The Implications of the RICO Act

In 1970, Congress passed the RICO Act. The acronym stands for the “Racketeer Influenced and Corrupt Organizations” act, and its establishment was intended to create a concrete set of laws to combat organized crime. The law made it a crime to be involved in racketeering activity as part of a gang or criminal enterprise. Legally, racketeering activity is considered the act of acquiring business through illegal means or running a business as a cover to commit crimes in an organized fashion.

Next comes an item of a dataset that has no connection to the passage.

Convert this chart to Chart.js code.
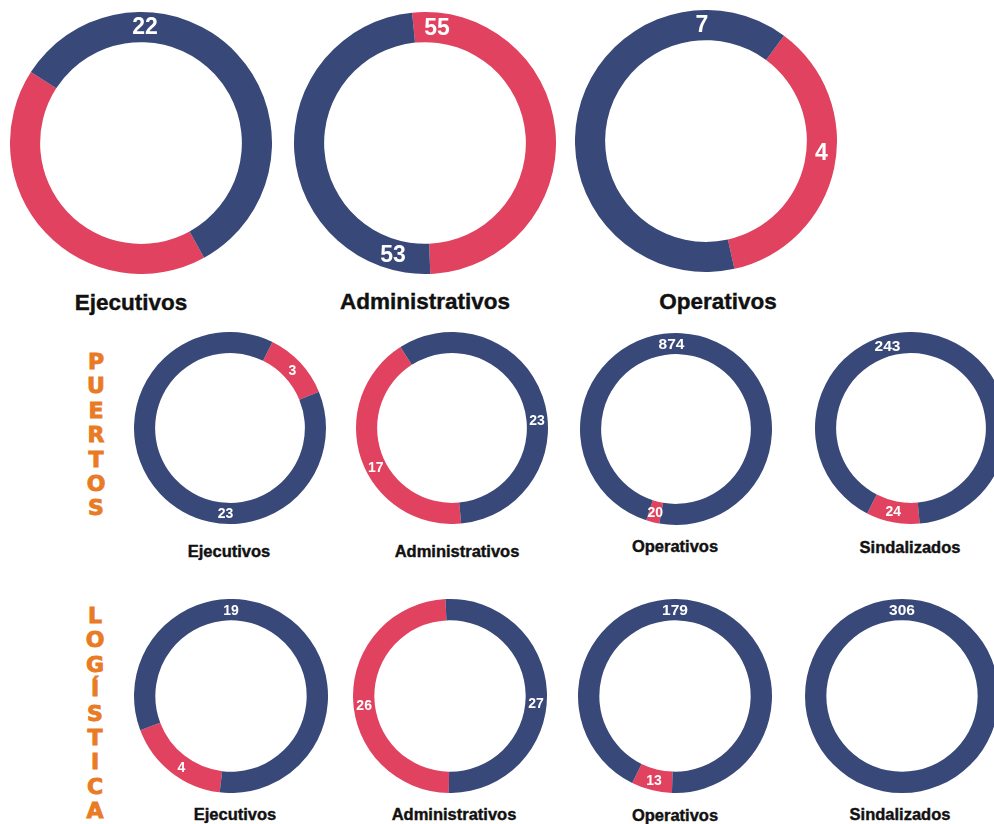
<!DOCTYPE html>
<html>
<head>
<meta charset="utf-8">
<script src="https://cdn.jsdelivr.net/npm/chart.js@4.4.1/dist/chart.umd.min.js"></script>
<style>
  body { margin: 0; width: 994px; height: 824px; overflow: hidden; background: #fff; position: relative;
         font-family: "Liberation Sans", Arial, sans-serif; }
  canvas { position: absolute; }
  .name { position: absolute; font-weight: bold; color: #111; line-height: 1; white-space: nowrap;
          transform: translate(-50%, -50%); -webkit-text-stroke: 0.4px #111; }
  .big { font-size: 22.5px; }
  .small { font-size: 16.5px; }
  .side { position: absolute; width: 20px; color: #E97B25; font-weight: bold; font-size: 22px;
          font-family: "DejaVu Sans", sans-serif; -webkit-text-stroke: 0.9px #E97B25;
          line-height: 24.4px; text-align: center; word-break: break-all; }
</style>
</head>
<body>

<div class="side" id="sidePuertos" style="left:86px; top:350px;"></div>
<div class="side" id="sideLogistica" style="left:85px; top:604px;"></div>

<canvas id="g0" width="262" height="262" style="left:10px; top:12px;"></canvas>
<canvas id="g1" width="262" height="262" style="left:294px; top:12px;"></canvas>
<canvas id="g2" width="262" height="262" style="left:575px; top:10px;"></canvas>

<canvas id="p0" width="192" height="192" style="left:134px; top:332px;"></canvas>
<canvas id="p1" width="192" height="192" style="left:356px; top:332px;"></canvas>
<canvas id="p2" width="192" height="192" style="left:580px; top:333px;"></canvas>
<canvas id="p3" width="192" height="192" style="left:815px; top:332px;"></canvas>

<canvas id="l0" width="194" height="194" style="left:134px; top:599px;"></canvas>
<canvas id="l1" width="194" height="194" style="left:353px; top:599px;"></canvas>
<canvas id="l2" width="194" height="194" style="left:578px; top:599px;"></canvas>
<canvas id="l3" width="194" height="194" style="left:805px; top:599px;"></canvas>

<script>
const groupNames = ["PUERTOS", "LOGÍSTICA"];
const generalCategories = ["Ejecutivos", "Administrativos", "Operativos"];
const categories = ["Ejecutivos", "Administrativos", "Operativos", "Sindalizados"];

// navy and red parts of each ring
const generalNavy = [22, 53, 7];
const generalRed = [16, 55, 4];     // first one has no number printed, estimated from the arc
const puertosNavy = [23, 23, 874, 243];
const puertosRed = [3, 17, 20, 24];
const logisticaNavy = [19, 27, 179, 306];
const logisticaRed = [4, 26, 13, 0];

const NAVY = "#384878";
const RED = "#E0425F";

// where the red part is centred (degrees clockwise from top) and where the numbers sit [red, navy]
const generalRedCentre = [227, 86, 102];
const generalLabelAt = [[null, 2], [6, 196], [96, 358]];
const puertosRedCentre = [47, 251, 194, 191];
const puertosLabelAt = [[47, 183], [243, 85], [194, 357], [192, 344]];
const logisticaRedCentre = [218, 269, 194, 0];
const logisticaLabelAt = [[215, 0], [264, 95], [194, 0], [null, 0]];

document.getElementById("sidePuertos").textContent = groupNames[0];
document.getElementById("sideLogistica").textContent = groupNames[1];

const ringLabels = {
    id: "ringLabels",
    afterDatasetsDraw(chart, args, opts) {
        const ctx = chart.ctx;
        const values = chart.data.datasets[0].data;
        ctx.save();
        ctx.fillStyle = "#fff";
        ctx.textAlign = "center";
        ctx.textBaseline = "middle";
        chart.getDatasetMeta(0).data.forEach((arc, i) => {
            const ang = opts.angles[i];
            if (ang === null || !values[i]) return;
            const p = arc.getProps(["x", "y", "innerRadius", "outerRadius"], true);
            const r = (p.innerRadius + p.outerRadius) / 2;
            const a = ang * Math.PI / 180;
            const size = values[i] >= 100 ? opts.size + 1.5 : opts.size;
            ctx.font = `bold ${size}px "Liberation Sans", Arial, sans-serif`;
            ctx.fillText(String(values[i]), p.x + r * Math.sin(a), p.y - r * Math.cos(a) + 1);
        });
        ctx.restore();
    }
};

function makeRing(id, red, navy, redCentre, angles, cutout, size) {
    const total = red + navy;
    const redSpan = total ? red / total * 360 : 0;
    new Chart(document.getElementById(id), {
        type: "doughnut",
        data: {
            datasets: [{
                data: [red, navy],
                backgroundColor: [RED, NAVY],
                borderWidth: 0
            }]
        },
        options: {
            responsive: false,
            animation: false,
            events: [],
            cutout: cutout,
            rotation: redCentre - redSpan / 2,
            plugins: {
                legend: {display: false},
                tooltip: {enabled: false},
                ringLabels: {angles: angles, size: size}
            }
        },
        plugins: [ringLabels]
    });
}

function addName(text, x, y, cls) {
    const el = document.createElement("div");
    el.className = "name " + cls;
    el.textContent = text;
    el.style.left = x + "px";
    el.style.top = y + "px";
    document.body.appendChild(el);
}

generalCategories.forEach((c, i) => {
    makeRing("g" + i, generalRed[i], generalNavy[i], generalRedCentre[i], generalLabelAt[i], "77%", 23);
});
categories.forEach((c, i) => {
    makeRing("p" + i, puertosRed[i], puertosNavy[i], puertosRedCentre[i], puertosLabelAt[i], "78%", 14);
    makeRing("l" + i, logisticaRed[i], logisticaNavy[i], logisticaRedCentre[i], logisticaLabelAt[i], "78%", 14);
});

// names under the rings
const generalNameX = [131, 425, 718], generalNameY = [303, 302, 302];
const puertosNameX = [229, 457, 675, 910], puertosNameY = [551, 551, 546, 547];
const logisticaNameX = [235, 454, 675, 900], logisticaNameY = [814, 814, 815, 814];
generalCategories.forEach((c, i) => addName(c, generalNameX[i], generalNameY[i], "big"));
categories.forEach((c, i) => addName(c, puertosNameX[i], puertosNameY[i], "small"));
categories.forEach((c, i) => addName(c, logisticaNameX[i], logisticaNameY[i], "small"));
</script>
</body>
</html>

RICO was originally put in place to prosecute and charge various Mafia families, but there are many crimes that fall under its umbrella.

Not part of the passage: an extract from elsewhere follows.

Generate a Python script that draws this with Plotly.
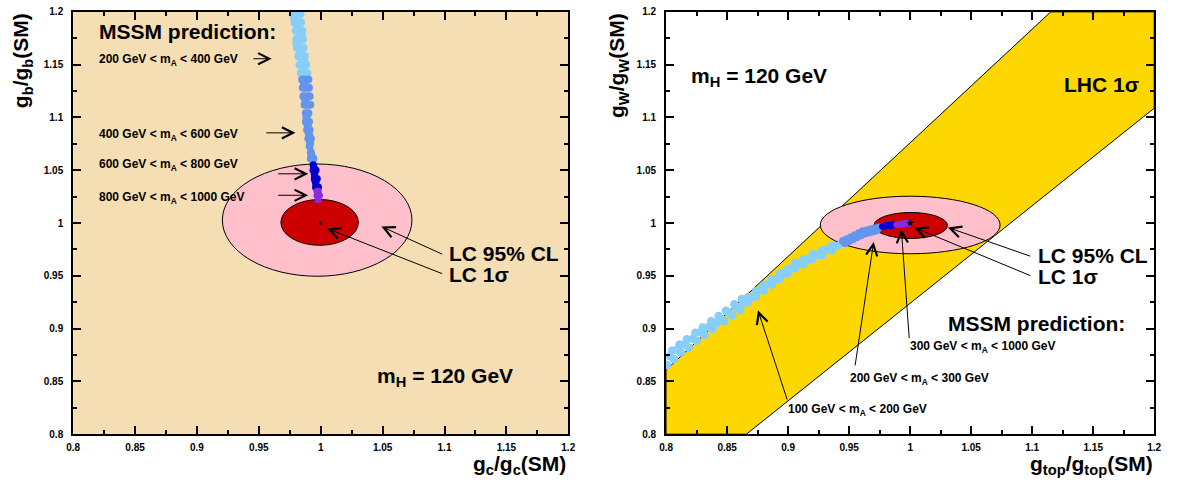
import plotly.graph_objects as go

FONT = "Liberation Sans"

# ---------------- axis ticks ----------------
tick_vals = [0.8, 0.85, 0.9, 0.95, 1.0, 1.05, 1.1, 1.15, 1.2]
tick_text = ["0.8", "0.85", "0.9", "0.95", "1", "1.05", "1.1", "1.15", "1.2"]

# ---------------- left panel: g_c vs g_b ----------------
# MSSM prediction, 200 < mA < 400 GeV
l_lb_x = [0.9785, 0.981, 0.9835, 0.979, 0.9815, 0.984, 0.980, 0.9825, 0.985, 0.9805, 0.983, 0.9855,
          0.981, 0.9835, 0.986, 0.982, 0.9845, 0.987, 0.983, 0.9855, 0.988, 0.984, 0.9865, 0.989,
          0.9785, 0.9815, 0.9845, 0.9805, 0.9835, 0.9865]
l_lb_y = [1.198, 1.198, 1.198, 1.190, 1.190, 1.190, 1.182, 1.182, 1.182, 1.174, 1.174, 1.174,
          1.166, 1.166, 1.166, 1.158, 1.158, 1.158, 1.150, 1.150, 1.150, 1.142, 1.142, 1.142,
          1.194, 1.186, 1.178, 1.170, 1.162, 1.154]
# 400 < mA < 600 GeV
l_cf_x = [0.985, 0.9875, 0.990, 0.9855, 0.988, 0.9905, 0.986, 0.9885, 0.991, 0.987, 0.9895, 0.9915,
          0.988, 0.990, 0.988, 0.9905, 0.989, 0.991, 0.990, 0.992, 0.991, 0.992, 0.992, 0.994,
          0.9865, 0.9875, 0.9885, 0.9895, 0.9905, 0.9915, 0.9925]
l_cf_y = [1.136, 1.136, 1.136, 1.128, 1.128, 1.128, 1.120, 1.120, 1.120, 1.112, 1.112, 1.112,
          1.104, 1.104, 1.096, 1.096, 1.088, 1.088, 1.080, 1.080, 1.073, 1.067, 1.061, 1.061,
          1.132, 1.116, 1.100, 1.092, 1.084, 1.076, 1.064]
# 600 < mA < 800 GeV
l_bl_x = [0.994, 0.994, 0.996, 0.995, 0.995, 0.997, 0.996, 0.996, 0.998, 0.9945, 0.9955]
l_bl_y = [1.055, 1.050, 1.050, 1.046, 1.042, 1.042, 1.038, 1.034, 1.034, 1.052, 1.040]
# 800 < mA < 1000 GeV
l_pu_x = [0.997, 0.998, 0.997, 0.999, 0.998]
l_pu_y = [1.030, 1.030, 1.026, 1.026, 1.022]
# LC ellipses (x0, x1, y0, y1)
l_cl95 = [0.9205, 1.0737, 0.9496, 1.0559]
l_sig1 = [0.9678, 1.0304, 0.9789, 1.0223]

# ---------------- right panel: g_top vs g_W ----------------
# LHC 1 sigma band polygon
lhc_x = [0.8, 1.1152, 1.2, 1.2, 0.8658, 0.8]
lhc_y = [0.8608, 1.2, 1.2, 1.1088, 0.8, 0.8]
# MSSM prediction, 100 < mA < 200 GeV
r_lb_x = [0.8008, 0.8032, 0.8065, 0.8089, 0.8122, 0.8154, 0.8186, 0.8219, 0.8251, 0.8284,
          0.8316, 0.8348, 0.8381, 0.8413, 0.8446, 0.8478, 0.8510, 0.8543, 0.8575, 0.8608,
          0.8640, 0.8672, 0.8672, 0.8705, 0.8737, 0.8737, 0.8770, 0.8802, 0.8802, 0.8834,
          0.8867, 0.8867, 0.8899, 0.8932, 0.8932, 0.8964, 0.8996, 0.8996, 0.9029, 0.9061,
          0.9061, 0.9094, 0.9126, 0.9126, 0.9158, 0.9199, 0.9199, 0.9239, 0.9280, 0.9280,
          0.9320, 0.9361, 0.9361, 0.9401, 0.9442,
          0.8050, 0.8110, 0.8170, 0.8240, 0.8300, 0.8370, 0.8430, 0.8490, 0.8560, 0.8620]
r_lb_y = [0.8655, 0.8738, 0.8711, 0.8803, 0.8775, 0.8849, 0.8822, 0.8905, 0.8886, 0.8969,
          0.8942, 0.9015, 0.8997, 0.9052, 0.9099, 0.9071, 0.9154, 0.9126, 0.9200, 0.9173,
          0.9246, 0.9300, 0.9250, 0.9302, 0.9355, 0.9305, 0.9367, 0.9410, 0.9360, 0.9422,
          0.9466, 0.9416, 0.9468, 0.9521, 0.9471, 0.9524, 0.9567, 0.9517, 0.9570, 0.9623,
          0.9573, 0.9616, 0.9660, 0.9610, 0.9653, 0.9706, 0.9656, 0.9700, 0.9743, 0.9693,
          0.9746, 0.9789, 0.9739, 0.9782, 0.9810,
          0.8790, 0.8850, 0.8900, 0.8960, 0.9010, 0.9070, 0.9120, 0.9170, 0.9230, 0.9280]
# 200 < mA < 300 GeV
r_cf_x = [0.9450, 0.9482, 0.9515, 0.9547, 0.9580, 0.9612, 0.9644, 0.9677, 0.9709, 0.9742,
          0.9466, 0.9499, 0.9531, 0.9563, 0.9596, 0.9628, 0.9660, 0.9693, 0.9725]
r_cf_y = [0.9829, 0.9847, 0.9866, 0.9884, 0.9903, 0.9921, 0.9930, 0.9940, 0.9949, 0.9958,
          0.9812, 0.9830, 0.9848, 0.9866, 0.9885, 0.9900, 0.9910, 0.9920, 0.9930]
# 300 < mA < 1000 GeV (blue and purple parts)
r_bl_x = [0.9774, 0.9790, 0.9806, 0.9822, 0.9839, 0.9855, 0.9871]
r_bl_y = [0.9967, 0.9972, 0.9976, 0.9976, 0.9976, 0.9981, 0.9986]
r_pu_x = [0.9890, 0.9904, 0.9920, 0.9936, 0.9952, 0.9968, 0.9984]
r_pu_y = [0.9986, 0.9986, 0.9988, 0.9990, 0.9993, 0.9995, 0.9995]
r_cl95 = [0.9264, 1.0737, 0.9709, 1.0254]
r_sig1 = [0.9703, 1.0306, 0.9854, 1.0100]

# colours
C_LB, C_CF, C_BL, C_PU = "#87CEFA", "#6495ED", "#0000CD", "#8A2BE2"
C_PINK, C_RED, C_WHEAT, C_GOLD = "#FFC0CB", "#CC0000", "#F5DEB3", "#FFD700"

fig = go.Figure()


def dots(x, y, color, size, xa, ya):
    fig.add_trace(go.Scatter(x=x, y=y, mode="markers", xaxis=xa, yaxis=ya,
                             marker=dict(color=color, size=size, line=dict(width=0)),
                             showlegend=False, hoverinfo="skip"))


dots(l_lb_x, l_lb_y, C_LB, 8.5, "x", "y")
dots(l_cf_x, l_cf_y, C_CF, 8, "x", "y")
dots(l_bl_x, l_bl_y, C_BL, 7.5, "x", "y")
dots(l_pu_x, l_pu_y, C_PU, 7, "x", "y")
fig.add_trace(go.Scatter(x=[1.0], y=[1.0], mode="markers", marker=dict(color="black", size=3),
                         showlegend=False, hoverinfo="skip"))

dots(r_lb_x, r_lb_y, C_LB, 8.5, "x2", "y2")
dots(r_cf_x, r_cf_y, C_CF, 8, "x2", "y2")
dots(r_bl_x, r_bl_y, C_BL, 7, "x2", "y2")
dots(r_pu_x, r_pu_y, C_PU, 7, "x2", "y2")
fig.add_trace(go.Scatter(x=[1.0], y=[1.0], mode="markers", xaxis="x2", yaxis="y2",
                         marker=dict(color="black", size=6, symbol="star"),
                         showlegend=False, hoverinfo="skip"))

shapes = []
# wheat background for left panel
shapes.append(dict(type="rect", xref="x domain", yref="y domain", x0=0, x1=1, y0=0, y1=1,
                   fillcolor=C_WHEAT, line=dict(width=0), layer="below"))
# LHC band
path = "M " + " L ".join(f"{a},{b}" for a, b in zip(lhc_x, lhc_y)) + " Z"
shapes.append(dict(type="path", xref="x2", yref="y2", path=path, fillcolor=C_GOLD,
                   line=dict(color="black", width=1), layer="below"))
for (xr, yr, e95, e1) in [("x", "y", l_cl95, l_sig1), ("x2", "y2", r_cl95, r_sig1)]:
    shapes.append(dict(type="circle", xref=xr, yref=yr, x0=e95[0], x1=e95[1], y0=e95[2], y1=e95[3],
                       fillcolor=C_PINK, line=dict(color="black", width=1), layer="below"))
    shapes.append(dict(type="circle", xref=xr, yref=yr, x0=e1[0], x1=e1[1], y0=e1[2], y1=e1[3],
                       fillcolor=C_RED, line=dict(color="black", width=1), layer="below"))

ann = []


def text(xr, yr, x, y, s, size, anchor="left"):
    ann.append(dict(xref=xr, yref=yr, x=x, y=y, text=s, showarrow=False, xanchor=anchor,
                    yanchor="middle", borderpad=0,
                    font=dict(family=FONT, size=size, color="black", weight="bold")))


def arrow(xr, yr, tail, head):
    ann.append(dict(xref=xr, yref=yr, axref=xr, ayref=yr, x=head[0], y=head[1], ax=tail[0], ay=tail[1],
                    text="", showarrow=True, arrowhead=5, arrowsize=2.2, arrowwidth=1, arrowcolor="black",
                    standoff=0))


# left panel texts
text("x", "y", 0.8200, 1.1815, "MSSM prediction:", 21)
text("x", "y", 0.8200, 1.1547, "200 GeV &lt; m<sub>A</sub> &lt; 400 GeV", 12)
text("x", "y", 0.8200, 1.0836, "400 GeV &lt; m<sub>A</sub> &lt; 600 GeV", 12)
text("x", "y", 0.8200, 1.0550, "600 GeV &lt; m<sub>A</sub> &lt; 800 GeV", 12)
text("x", "y", 0.8200, 1.0235, "800 GeV &lt; m<sub>A</sub> &lt; 1000 GeV", 12)
text("x", "y", 1.1030, 0.9709, "LC 95% CL", 21)
text("x", "y", 1.1030, 0.9515, "LC 1σ", 21)
text("x", "y", 1.0450, 0.8545, "m<sub>H</sub> = 120 GeV", 21)
arrow("x", "y", (0.9444, 1.1556), (0.9604, 1.1556))
arrow("x", "y", (0.9548, 1.0854), (0.9796, 1.0854))
arrow("x", "y", (0.9644, 1.0466), (0.9899, 1.0466))
arrow("x", "y", (0.9644, 1.0263), (0.9899, 1.0263))
arrow("x", "y", (1.0993, 0.9699), (1.0490, 0.9967))
arrow("x", "y", (1.0993, 0.9515), (1.0051, 0.9949))

# right panel texts
text("x2", "y2", 0.8195, 1.1380, "m<sub>H</sub> = 120 GeV", 21)
text("x2", "y2", 1.1255, 1.1310, "LHC 1σ", 21)
text("x2", "y2", 1.1040, 0.9690, "LC 95% CL", 21)
text("x2", "y2", 1.1040, 0.9496, "LC 1σ", 21)
text("x2", "y2", 1.0300, 0.9053, "MSSM prediction:", 21)
text("x2", "y2", 0.9990, 0.8822, "300 GeV &lt; m<sub>A</sub> &lt; 1000 GeV", 12)
text("x2", "y2", 0.9495, 0.8526, "200 GeV &lt; m<sub>A</sub> &lt; 300 GeV", 12)
text("x2", "y2", 0.8990, 0.8230, "100 GeV &lt; m<sub>A</sub> &lt; 200 GeV", 12)
arrow("x2", "y2", (1.0997, 0.9681), (1.0309, 0.9958))
arrow("x2", "y2", (1.0997, 0.9496), (1.0033, 0.9958))
arrow("x2", "y2", (0.9993, 0.8895), (0.9928, 0.9940))
arrow("x2", "y2", (0.9547, 0.8637), (0.9701, 0.9820))
arrow("x2", "y2", (0.8996, 0.8314), (0.8753, 0.9173))

# axis titles
W, H = 1181, 488
title_font = dict(family=FONT, size=21, color="black", weight="bold")
ann.append(dict(xref="paper", yref="paper", x=16 / W, y=1 - 5 / H, xanchor="center", yanchor="top",
                textangle=-90, showarrow=False, text="g<sub>b</sub>/g<sub>b</sub>(SM)", font=title_font))
ann.append(dict(xref="paper", yref="paper", x=568 / W, y=1 - 471 / H, xanchor="right", yanchor="middle",
                showarrow=False, text="g<sub>c</sub>/g<sub>c</sub>(SM)", font=title_font))
ann.append(dict(xref="paper", yref="paper", x=619 / W, y=1 - 5 / H, xanchor="center", yanchor="top",
                textangle=-90, showarrow=False, text="g<sub>W</sub>/g<sub>W</sub>(SM)", font=title_font))
ann.append(dict(xref="paper", yref="paper", x=1162 / W, y=1 - 471 / H, xanchor="right", yanchor="middle",
                showarrow=False, text="g<sub>top</sub>/g<sub>top</sub>(SM)", font=title_font))

axis_common = dict(range=[0.8, 1.2], tickvals=tick_vals, ticktext=tick_text, ticks="inside", ticklen=8,
                   tickwidth=1.5, tickcolor="black", showline=True, linecolor="black", linewidth=2,
                   mirror="allticks", showgrid=False, zeroline=False, ticklabeloverflow="allow",
                   tickfont=dict(family=FONT, size=10, color="black", weight="bold"),
                   minor=dict(ticks="inside", ticklen=4, tickwidth=1.5, tickcolor="black",
                              tick0=0.8, dtick=0.025, showgrid=False))

ydom = [1 - 439 / H, 1 - 6 / H]
fig.update_layout(
    width=W, height=H, margin=dict(l=0, r=0, t=0, b=0),
    paper_bgcolor="white", plot_bgcolor="white", showlegend=False,
    xaxis=dict(domain=[67 / W, 568 / W], anchor="y", ticklabelstandoff=3, **axis_common),
    yaxis=dict(domain=ydom, anchor="x", ticklabelstandoff=6, **axis_common),
    xaxis2=dict(domain=[667 / W, 1161 / W], anchor="y2", ticklabelstandoff=3, **axis_common),
    yaxis2=dict(domain=ydom, anchor="x2", ticklabelstandoff=6, **axis_common),
    shapes=shapes, annotations=ann,
)

fig.write_html("out.html")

What Acts are Illegal Under RICO?

While racketeering is the umbrella term for what is criminal under the RICO Act, there are actually 35 specific crimes that fall within the terms of the act. The crimes listed in the RICO Act include, but are not limited, to:

  • Robbery and theft
  • Gambling
  • Homicide, human slavery, kidnapping
  • Extortion, bribery, hiring an assassin, fraud, embezzlement
  • Arson, falsifying passports and other government documents, copyright infringement

RICO crimes are federal, and the law allows both civil and criminal prosecutions. This means that the government can prosecute you and potentially imprison you, and anyone who was harmed by the crimes you committed can sue you for damages. If you are convicted in a civil lawsuit under RICO, you could be liable to pay triple damages to the plaintiff as well as their attorney fees.

Trials Under the RICO Act

Although the RICO Act seems quite straightforward on paper, there are qualifications that need to be met and specific aspects of the law that need to be proven for someone to be successfully prosecuted.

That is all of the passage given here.